Apple iPhone 4 review – Verdict
With the launch of the iPhone 4, Apple have opted to use the tagline of ‘This Changes Everything. Again’, and though it’s hard to agree with that statement in its entirety, there’s no doubting that the iPhone 4 has advanced mobile handset technology. As noted several times through the review, the new Retina Display is visually arresting, and a feature that will no doubt force other manufacturers to up their game. Comparing the handset to the previous version from Apple, the 3GS, then it’s fair to say that the iPhone 4 is a more than worthy upgrade and that it’s most certainly a step forward in that respect.
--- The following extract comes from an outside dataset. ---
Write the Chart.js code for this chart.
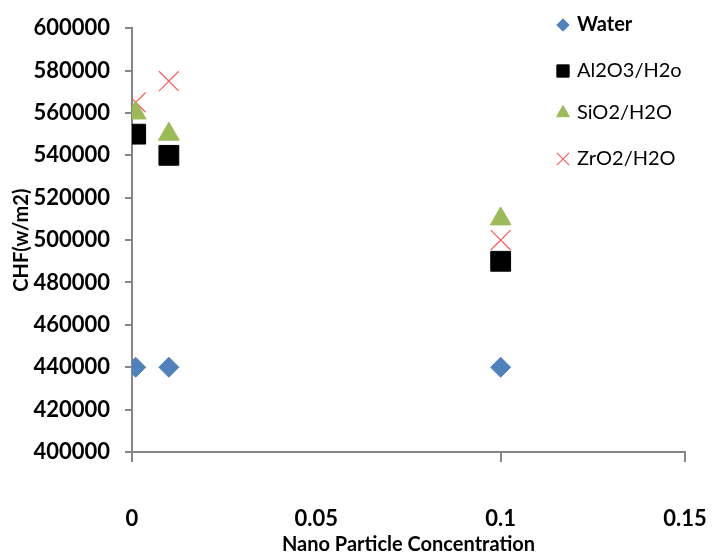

However, as much as Apple would like to make you think that it stands alone in the smartphone market, the fact is that it doesn’t. A lot of the new features that it’s added have been around for some time on other devices, and are in fact bettered. The 5MP camera and LED flash is relatively middle-ranked compared to Sony Ericsson’s offering, while HTC smartphones have screens up to 4.5in in size, and can offer video calling over a standard network, and as such on the go. And the final potential nail in the coffin is that, owing to the other manufacturers lacking that Apple desirability, they’re often available for much less and on cheaper contracts.
Despite all the arguments against getting the iPhone 4, there’s no escaping the fact that it’s a visually arresting handset featuring a good cameraphone specification, class-leading mutil-touchscreen, jaw-dropping design and a host of innovative features.